Financial Planning and Analysis

What Does “Well-Qualified Buyer” Mean to Lenders?

Learn what makes you an ideal borrower in the eyes of lenders and how to secure the best loan terms.

A “well-qualified buyer” is a term lenders and sellers use for individuals who meet stringent financial criteria, making them ideal candidates for favorable loan terms on major purchases like homes or automobiles. These buyers demonstrate strong financial standing and responsible money management. Meeting these qualifications positions a borrower as a low-risk applicant, opening doors to more attractive financing options. This status reflects a borrower’s financial health, assessed through several key metrics.

Key Financial Factors

A strong credit score is a primary indicator of a well-qualified buyer, signifying responsible borrowing and timely repayments. FICO scores, commonly used by lenders, categorize scores into ranges; “very good” is typically 740-799, and “exceptional” is 800-850. A higher score indicates a lower risk to lenders, often leading to better loan offers.

The debt-to-income (DTI) ratio compares total monthly debt payments to gross monthly income. Lenders generally prefer a DTI ratio of 36% or less for mortgages, though some programs approve up to 43% or 50% with compensating factors. For auto loans, lenders typically look for a DTI ratio below 46%, though some accept up to 50%. A lower DTI suggests you have sufficient income remaining after covering existing debts to comfortably manage new loan payments.

Lenders assess income and employment stability to ensure consistent loan repayment. For mortgages, a common requirement is two years of consistent employment, ideally within the same field or line of work. Auto lenders may be more flexible, often requiring at least three to six months at a current job, but a longer overall employment history is generally preferred. Steady income demonstrates reliability and reduces the perceived risk for lenders.

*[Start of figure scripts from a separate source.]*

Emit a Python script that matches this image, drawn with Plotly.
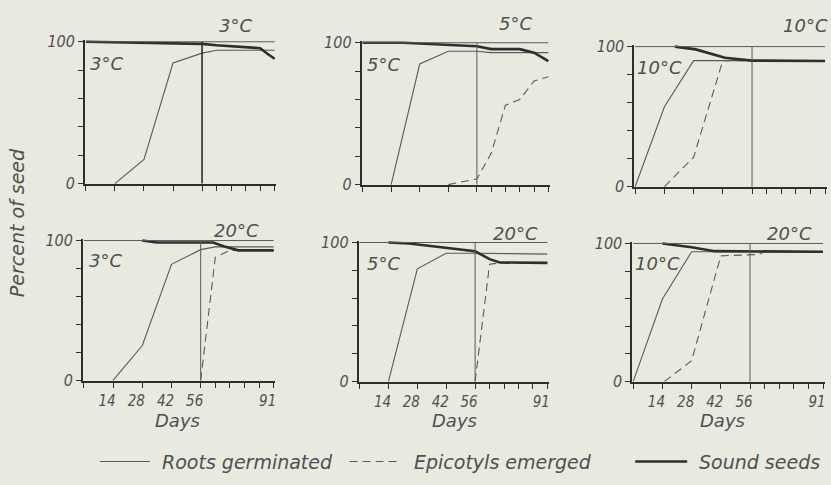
import plotly.graph_objects as go

W, H = 831, 485

# ---------------- data ----------------
day_ticks = [0, 14, 28, 42, 56, 63, 70, 77, 84, 91]
day_tick_labels = ["", "14", "28", "42", "56", "", "", "", "", "91"]
pct_ticks = [0, 20, 40, 60, 80, 100]
pct_tick_labels = ["0", "", "", "", "", "100"]

first_temps = ["3°C", "5°C", "10°C", "3°C", "5°C", "10°C"]
second_temps = ["3°C", "5°C", "10°C", "20°C", "20°C", "20°C"]
switch_day = 56

# panel 1: 3°C -> 3°C
roots_p1_days = [14, 28, 42, 56, 63, 91]
roots_p1_pct = [0, 17, 85, 92, 94, 94]
sound_p1_days = [0, 56, 63, 84, 88, 91]
sound_p1_pct = [100, 98.5, 97.5, 95.5, 91, 88]
epi_p1_days = []
epi_p1_pct = []

# panel 2: 5°C -> 5°C
roots_p2_days = [14, 28, 42, 56, 63, 91]
roots_p2_pct = [0, 85, 94, 94, 93, 93]
sound_p2_days = [0, 20, 56, 63, 77, 84, 91]
sound_p2_pct = [100, 100, 97.5, 95.5, 95.5, 93, 87]
epi_p2_days = [42, 56, 63, 70, 77, 84, 91]
epi_p2_pct = [0, 4, 22, 56, 60, 73, 76]

# panel 3: 10°C -> 10°C
roots_p3_days = [0, 14, 28, 56, 91]
roots_p3_pct = [0, 57, 90, 90, 90]
sound_p3_days = [19, 29, 43, 56, 91]
sound_p3_pct = [100, 98, 92, 90, 89.7]
epi_p3_days = [14, 28, 42, 56, 91]
epi_p3_pct = [0, 21, 90, 90, 90]

# panel 4: 3°C -> 20°C
roots_p4_days = [14, 28, 42, 56, 63, 91]
roots_p4_pct = [0, 25, 83, 93.5, 95.5, 95.5]
sound_p4_days = [28, 35, 62, 67, 74, 91]
sound_p4_pct = [100, 98.6, 98.6, 96, 93, 93]
epi_p4_days = [56, 63, 70, 91]
epi_p4_pct = [0, 88, 93, 93]

# panel 5: 5°C -> 20°C
roots_p5_days = [14, 28, 42, 56, 91]
roots_p5_pct = [0, 81, 92.3, 92.3, 91.6]
sound_p5_days = [14, 24, 56, 63, 68, 91]
sound_p5_pct = [100, 99.3, 93.7, 88, 85.6, 85.3]
epi_p5_days = [56, 63, 68, 91]
epi_p5_pct = [0, 84.4, 85.3, 85.3]

# panel 6: 10°C -> 20°C
roots_p6_days = [0, 14, 28, 91]
roots_p6_pct = [0, 59.7, 94, 94]
sound_p6_days = [14, 28, 39, 91]
sound_p6_pct = [100, 97.2, 94.4, 94]
epi_p6_days = [15, 28, 42, 60, 63, 91]
epi_p6_pct = [0, 15, 91, 92, 94, 94]

roots_days = [roots_p1_days, roots_p2_days, roots_p3_days, roots_p4_days, roots_p5_days, roots_p6_days]
roots_pct = [roots_p1_pct, roots_p2_pct, roots_p3_pct, roots_p4_pct, roots_p5_pct, roots_p6_pct]
sound_days = [sound_p1_days, sound_p2_days, sound_p3_days, sound_p4_days, sound_p5_days, sound_p6_days]
sound_pct = [sound_p1_pct, sound_p2_pct, sound_p3_pct, sound_p4_pct, sound_p5_pct, sound_p6_pct]
epi_days = [epi_p1_days, epi_p2_days, epi_p3_days, epi_p4_days, epi_p5_days, epi_p6_days]
epi_pct = [epi_p1_pct, epi_p2_pct, epi_p3_pct, epi_p4_pct, epi_p5_pct, epi_p6_pct]

series_names = ["Roots germinated", "Epicotyls emerged", "Sound seeds"]
y_title = "Percent of seed"
x_title = "Days"

# ---------------- style / layout ----------------
BG = "#e8e9df"
INK = "#2e2e2e"
THIN = "#5a5a5a"
TXT = "#505050"
FONT = "DejaVu Sans, Liberation Sans, sans-serif"
NFONT = "DejaVu Sans Condensed, Liberation Sans Narrow, DejaVu Sans, sans-serif"

# pixel positions: (x of day 0, x of day 91, y of 100 %, y of 0 %)
panel_px = [(86, 275, 35, 182), (363, 549, 36, 183), (636, 826, 40, 185),
            (84, 274, 241, 386), (360, 548, 243, 387), (634, 824, 244, 387)]
XR = (-0.5, 91.8)
YR = (-0.4, 101.2)


def px_x(p):
    return p / W


def px_y(p):
    return 1 - p / H


fig = go.Figure()
layout = dict(width=W, height=H, margin=dict(l=0, r=0, t=0, b=0),
              paper_bgcolor=BG, plot_bgcolor=BG, showlegend=False,
              font=dict(family=FONT, color=TXT, style="italic"))
shapes = []
annotations = []

for i, (x0, x91, y100, y0) in enumerate(panel_px):
    n = i + 1
    xs = "" if n == 1 else str(n)
    xa, ya = "x" + xs, "y" + xs
    ppx = (x91 - x0) / 91.0
    ppy = (y0 - y100) / 100.0
    dl = x0 + (XR[0]) * ppx
    dr = x91 + (XR[1] - 91) * ppx
    db = y0 - (YR[0]) * ppy
    dt = y100 - (YR[1] - 100) * ppy
    bottom_row = i >= 3
    layout["xaxis" + xs] = dict(
        domain=[px_x(dl), px_x(dr)], range=list(XR), anchor=ya,
        showgrid=False, zeroline=False, showline=True, linecolor=INK, linewidth=1.6,
        ticks="outside", ticklen=5, tickwidth=1, tickcolor=INK,
        tickmode="array", tickvals=day_ticks,
        ticktext=day_tick_labels if bottom_row else [""] * len(day_ticks),
        ticklabelshift=-6,
        tickfont=dict(family=NFONT, size=15, color=TXT, style="italic"),
        fixedrange=True)
    layout["yaxis" + xs] = dict(
        domain=[px_y(db), px_y(dt)], range=list(YR), anchor=xa,
        showgrid=False, zeroline=False, showline=True, linecolor=INK, linewidth=1.6,
        ticks="outside", ticklen=5, tickwidth=1, tickcolor=INK,
        tickmode="array", tickvals=pct_ticks, ticktext=pct_tick_labels,
        tickfont=dict(family=NFONT, size=16, color=TXT, style="italic"),
        fixedrange=True)

    # frame top line and switch line
    shapes.append(dict(type="line", xref=xa, yref=ya, x0=0, x1=91, y0=100, y1=100,
                       line=dict(color=THIN, width=1)))
    shapes.append(dict(type="line", xref=xa, yref=ya, x0=switch_day, x1=switch_day,
                       y0=0, y1=100, line=dict(color=INK if i == 0 else THIN,
                                               width=1.6 if i == 0 else 1)))

    fig.add_trace(go.Scatter(x=roots_days[i], y=roots_pct[i], mode="lines",
                             xaxis=xa, yaxis=ya, name=series_names[0],
                             line=dict(color=THIN, width=1.1)))
    if epi_days[i]:
        fig.add_trace(go.Scatter(x=epi_days[i], y=epi_pct[i], mode="lines",
                                 xaxis=xa, yaxis=ya, name=series_names[1],
                                 line=dict(color=THIN, width=1.1, dash="8px,5px")))
    fig.add_trace(go.Scatter(x=sound_days[i], y=sound_pct[i], mode="lines",
                             xaxis=xa, yaxis=ya, name=series_names[2],
                             line=dict(color=INK, width=2.6)))

# temperature labels
second_pos = [(236, 18), (516, 16), (806, 18), (237, 231), (516, 234), (790, 234)]
first_pos = [(107, 57), (384, 59), (660, 62), (106, 262), (384, 265), (658, 265)]
for i in range(6):
    annotations.append(dict(text=second_temps[i], xref="paper", yref="paper",
                            x=px_x(second_pos[i][0]), y=px_y(second_pos[i][1]),
                            xanchor="center", yanchor="middle", showarrow=False,
                            font=dict(size=18, color=TXT, style="italic")))
    annotations.append(dict(text=first_temps[i], xref="paper", yref="paper",
                            x=px_x(first_pos[i][0]), y=px_y(first_pos[i][1]),
                            xanchor="center", yanchor="middle", showarrow=False,
                            font=dict(size=18, color=TXT, style="italic")))

# axis titles
for cx in (178, 455, 723):
    annotations.append(dict(text=x_title, xref="paper", yref="paper",
                            x=px_x(cx), y=px_y(427), xanchor="center", yanchor="middle",
                            showarrow=False, font=dict(size=18, color=TXT, style="italic")))
annotations.append(dict(text=y_title, xref="paper", yref="paper", x=px_x(17), y=px_y(222),
                        xanchor="center", yanchor="middle", textangle=-90, showarrow=False,
                        font=dict(size=19, color=TXT, style="italic")))

# legend (custom, bottom)
leg_y = 470
leg_items = [(100, 150, 160, dict(color=THIN, width=1.1)),
             (350, 402, 412, dict(color=THIN, width=1.1, dash="8px,5px")),
             (636, 688, 698, dict(color=INK, width=2.6))]
for (lx0, lx1, tx, ln), name in zip(leg_items, series_names):
    shapes.append(dict(type="line", xref="paper", yref="paper", x0=px_x(lx0), x1=px_x(lx1),
                       y0=px_y(leg_y), y1=px_y(leg_y), line=ln))
    annotations.append(dict(text=name, xref="paper", yref="paper", x=px_x(tx), y=px_y(leg_y),
                            xanchor="left", yanchor="middle", showarrow=False,
                            font=dict(size=19, color=TXT, style="italic")))

layout["shapes"] = shapes
layout["annotations"] = annotations
fig.update_layout(**layout)
fig.write_html("out.html", config={"displayModeBar": False},
               post_script="document.body.style.margin='0';document.body.style.padding='0';"
                           "document.body.style.background='" + BG + "';")
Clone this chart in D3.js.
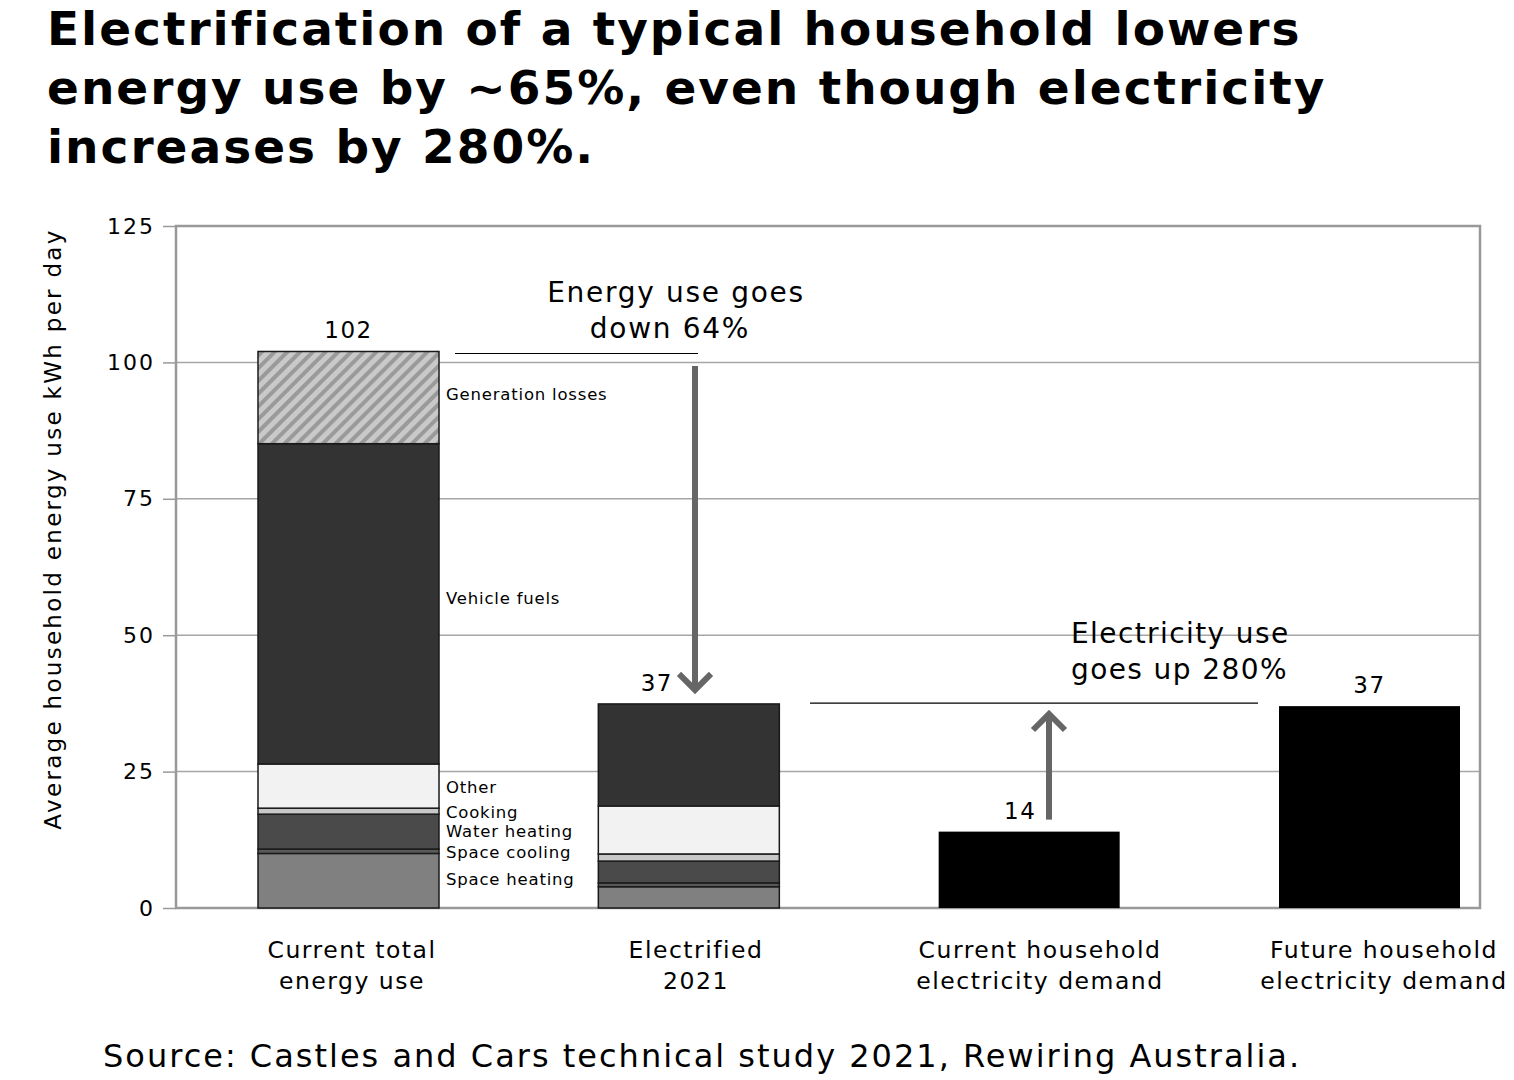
<!DOCTYPE html>
<html>
<head>
<meta charset="utf-8">
<script src="https://cdn.jsdelivr.net/npm/d3@7"></script>
<style>
  body { margin: 0; background: #fff; }
  svg { display: block; font-family: Verdana, "DejaVu Sans", sans-serif; }
</style>
</head>
<body>
<div id="chart"></div>
<script>
// data (kWh per day)
const categories = ["Current total energy use", "Electrified 2021", "Current household electricity demand", "Future household electricity demand"];
const categoryLines = [["Current total", "energy use"], ["Electrified", "2021"], ["Current household", "electricity demand"], ["Future household", "electricity demand"]];
const segments = ["Space heating", "Space cooling", "Water heating", "Cooking", "Other", "Vehicle fuels", "Generation losses"];
const currentUse = [10.0, 0.8, 6.4, 1.1, 8.1, 58.7, 16.9];
const electrifiedUse = [3.9, 0.7, 4.0, 1.3, 8.8, 18.7, 0];
const electricityDemand = [14, 37];
const totalLabels = ["102", "37", "14", "37"];
const yTicks = [0, 25, 50, 75, 100, 125];

const segColors = {
  "Space heating": "#808080",
  "Space cooling": "#5a5a5a",
  "Water heating": "#4a4a4a",
  "Cooking": "#c8c8c8",
  "Other": "#f2f2f2",
  "Vehicle fuels": "#333333",
  "Generation losses": "url(#hatch)"
};

const W = 1514, H = 1080;
const plot = { left: 176, right: 1480, top: 226, bottom: 908 };

const svg = d3.select("#chart").append("svg").attr("width", W).attr("height", H);

const defs = svg.append("defs");
const pat = defs.append("pattern").attr("id", "hatch")
  .attr("patternUnits", "userSpaceOnUse").attr("width", 9).attr("height", 9)
  .attr("patternTransform", "rotate(45)");
pat.append("rect").attr("width", 9).attr("height", 9).attr("fill", "#c9c9c9");
pat.append("rect").attr("width", 4).attr("height", 9).attr("fill", "#9a9a9a");

const y = d3.scaleLinear().domain([0, 125]).range([plot.bottom, plot.top]);
const x = d3.scalePoint().domain(categories).range([348.5, 1369.5]);
const xLabel = d3.scalePoint().domain(categories).range([352, 1384]);
const barW = 181;

// title
const title = svg.append("text").attr("x", 47).attr("font-size", 47).attr("font-weight", "bold")
  .attr("letter-spacing", 2).attr("fill", "#000");
["Electrification of a typical household lowers", "energy use by ~65%, even though electricity", "increases by 280%."]
  .forEach((t, i) => title.append("tspan").attr("x", 47).attr("y", 45 + i * 59).text(t));

// gridlines
svg.append("g").selectAll("line").data(yTicks.filter(d => d > 0 && d < 125)).join("line")
  .attr("x1", plot.left).attr("x2", plot.right)
  .attr("y1", d => y(d)).attr("y2", d => y(d))
  .attr("stroke", "#a6a6a6").attr("stroke-width", 1.5);

// y axis
const yAxis = svg.append("g").attr("transform", `translate(${plot.left},0)`)
  .call(d3.axisLeft(y).tickValues(yTicks).tickSize(13).tickPadding(8));
yAxis.select(".domain").remove();
yAxis.selectAll(".tick line").attr("stroke", "#999").attr("stroke-width", 1.5);
yAxis.selectAll(".tick text").attr("font-size", 22).attr("fill", "#000")
  .attr("font-family", "Verdana, 'DejaVu Sans', sans-serif").attr("letter-spacing", 2);

// plot frame
svg.append("rect").attr("x", plot.left).attr("y", plot.top)
  .attr("width", plot.right - plot.left).attr("height", plot.bottom - plot.top)
  .attr("fill", "none").attr("stroke", "#999").attr("stroke-width", 2.5);

// stacked bars
function stackBar(vals, cat) {
  let acc = 0;
  const rows = [];
  vals.forEach((v, i) => { if (v > 0) rows.push({ name: segments[i], y0: acc, y1: acc + v }); acc += v; });
  svg.append("g").selectAll("rect").data(rows).join("rect")
    .attr("x", x(cat) - barW / 2).attr("width", barW)
    .attr("y", d => y(d.y1)).attr("height", d => y(d.y0) - y(d.y1))
    .attr("fill", d => segColors[d.name])
    .attr("stroke", "#1a1a1a").attr("stroke-width", 1.5);
}
stackBar(currentUse, categories[0]);
stackBar(electrifiedUse, categories[1]);

// electricity bars
svg.append("g").selectAll("rect").data(electricityDemand).join("rect")
  .attr("x", (d, i) => x(categories[i + 2]) - barW / 2).attr("width", barW)
  .attr("y", d => y(d)).attr("height", d => y(0) - y(d))
  .attr("fill", "#000");

// segment labels for first bar
const segLabelY = { "Generation losses": 400, "Vehicle fuels": 604, "Other": 793, "Cooking": 818, "Water heating": 837, "Space cooling": 858, "Space heating": 885 };
svg.append("g").selectAll("text").data(segments).join("text")
  .attr("x", x(categories[0]) + barW / 2 + 7).attr("y", d => segLabelY[d])
  .attr("font-size", 16.5).attr("letter-spacing", 0.8).attr("fill", "#000").text(d => d);

// totals
const totals = [d3.sum(currentUse), d3.sum(electrifiedUse), electricityDemand[0], electricityDemand[1]];
const totalDx = [0, -32, -9, 0];
svg.append("g").selectAll("text").data(totals).join("text")
  .attr("x", (d, i) => x(categories[i]) + totalDx[i]).attr("y", d => y(d) - 13)
  .attr("text-anchor", "middle").attr("font-size", 23).attr("letter-spacing", 1.5).attr("fill", "#000")
  .text((d, i) => totalLabels[i]);

// category labels
categoryLines.forEach((lines, i) => {
  const t = svg.append("text").attr("text-anchor", "middle").attr("font-size", 23.5)
    .attr("letter-spacing", 1.5).attr("fill", "#000");
  lines.forEach((l, j) => t.append("tspan").attr("x", xLabel(categories[i])).attr("y", 958 + j * 31).text(l));
});

// arrows
function arrow(xp, yFrom, yTo) {
  const dir = yTo > yFrom ? 1 : -1;
  const g = svg.append("g").attr("stroke", "#666").attr("fill", "none").attr("stroke-width", 6);
  g.append("line").attr("x1", xp).attr("x2", xp).attr("y1", yFrom).attr("y2", yTo - dir * 2);
  g.append("polyline").attr("points", `${xp - 16},${yTo - dir * 16} ${xp},${yTo} ${xp + 16},${yTo - dir * 16}`);
}

// energy down annotation
svg.append("line").attr("x1", 455).attr("x2", 698).attr("y1", y(d3.sum(currentUse)) + 2).attr("y2", y(d3.sum(currentUse)) + 2)
  .attr("stroke", "#000").attr("stroke-width", 1.2);
arrow(695, 366, y(d3.sum(electrifiedUse)) - 14);
const t1 = svg.append("text").attr("text-anchor", "middle").attr("font-size", 28).attr("letter-spacing", 1.7).attr("fill", "#000");
t1.append("tspan").attr("x", 676).attr("y", 302).text("Energy use goes");
t1.append("tspan").attr("x", 670).attr("y", 338).text("down 64%");

// electricity up annotation
svg.append("line").attr("x1", 810).attr("x2", 1258).attr("y1", y(electricityDemand[1]) - 3).attr("y2", y(electricityDemand[1]) - 3)
  .attr("stroke", "#000").attr("stroke-width", 1.2);
arrow(1049, y(electricityDemand[0]) - 12, 714);
const t2 = svg.append("text").attr("font-size", 28).attr("letter-spacing", 1.4).attr("fill", "#000");
t2.append("tspan").attr("x", 1071).attr("y", 643).text("Electricity use");
t2.append("tspan").attr("x", 1071).attr("y", 679).text("goes up 280%");

// y axis title
svg.append("text").attr("transform", `translate(61,529) rotate(-90)`)
  .attr("text-anchor", "middle").attr("font-size", 23).attr("letter-spacing", 2.3).attr("fill", "#000")
  .text("Average household energy use kWh per day");

// source
svg.append("text").attr("x", 103).attr("y", 1067).attr("font-size", 32).attr("letter-spacing", 2)
  .attr("fill", "#000")
  .text("Source: Castles and Cars technical study 2021, Rewiring Australia.");
</script>
</body>
</html>
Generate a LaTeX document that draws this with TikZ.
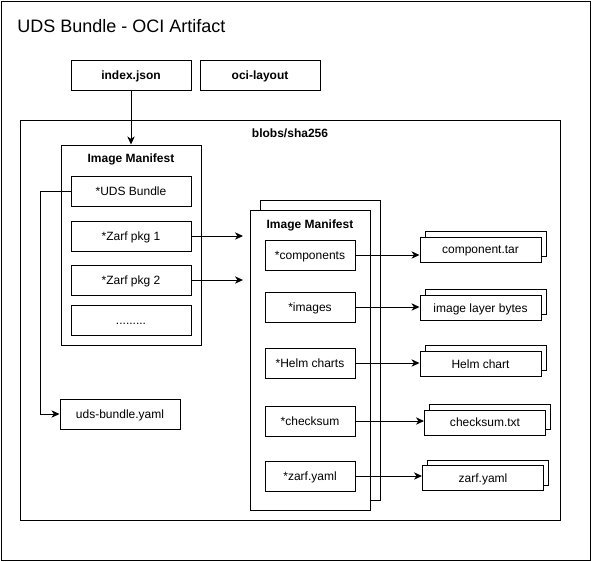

A substantial down payment significantly reduces the loan amount and the lender’s risk. Beyond the down payment, financial reserves, or savings, are highly valued. These reserves, often measured in months of housing payments for mortgages, serve as an emergency fund, demonstrating that you can cover payments even if your income is temporarily disrupted. For example, some mortgage programs may require two to six months of reserves.

Low credit utilization contributes to a strong financial profile. It refers to the amount of revolving credit used compared to total available credit. Experts advise keeping this ratio below 30%, with under 10% often ideal for excellent credit scores. A low utilization rate signals to lenders that you manage credit responsibly and are not over-reliant on borrowed funds.

Advantages of Being Well-Qualified

Well-qualified buyer status unlocks more favorable interest rates, significantly reducing a loan’s total cost. Even a slight rate reduction translates into substantial savings on large purchases like homes or vehicles. This financial benefit directly impacts your monthly budget, freeing up funds for other financial goals.

Being a strong candidate provides access to a broader range of loan products and more flexible repayment terms. Lenders often offer their most competitive options, including lower fees and customized repayment schedules, to borrowers who present minimal risk. This increased flexibility allows you to choose financing that best aligns with your financial situation and future plans.

A clear financial picture streamlines the loan application and approval process, leading to quicker closing times. When a lender has confidence in your ability to repay, less time is spent on extensive verification and risk assessment. This efficiency is particularly advantageous in competitive markets, allowing for faster acquisition of desired assets.

A well-qualified buyer gains increased negotiating power, especially where sellers prioritize a smooth transaction. Sellers are often more inclined to negotiate on price or terms with a buyer who has pre-approved financing and demonstrates strong financial stability. This position allows you to secure better overall deals, beyond just the loan terms.

Strategies to Enhance Your Qualification

Improving your credit score involves consistent financial discipline, starting with paying all bills on time. Reducing existing credit card balances and other revolving debt can significantly lower your credit utilization, positively impacting your score. Regularly checking your credit reports for errors and disputing any inaccuracies can also help maintain an accurate and strong credit profile.

To reduce your debt-to-income ratio, decrease monthly debt obligations or increase gross monthly income. Paying down high-interest debt, consolidating multiple debts into a single loan with a lower payment, or exploring income growth opportunities can contribute to a more favorable DTI. This demonstrates a greater capacity to manage additional financial commitments.

Disciplined saving habits are essential for building a larger down payment and financial reserves. Setting specific savings goals and consistently contributing to dedicated accounts helps reach these targets. Having a substantial emergency fund, separate from your down payment, provides a buffer against unexpected expenses and assures lenders of your financial stability.

Maintaining stable employment is important, as lenders look for a consistent income stream. While changing jobs is sometimes necessary, demonstrating a history of steady work within the same industry or a related field is beneficial. If a job change results in a significant increase in income or is a clear career advancement, lenders may view it favorably.

Avoid taking on significant new debt when preparing for a major purchase. Opening new credit accounts or acquiring large installment loans, such as a new car loan, can negatively impact your credit score and increase your DTI ratio. Minimizing new financial obligations ensures your financial profile remains strong and attractive to lenders.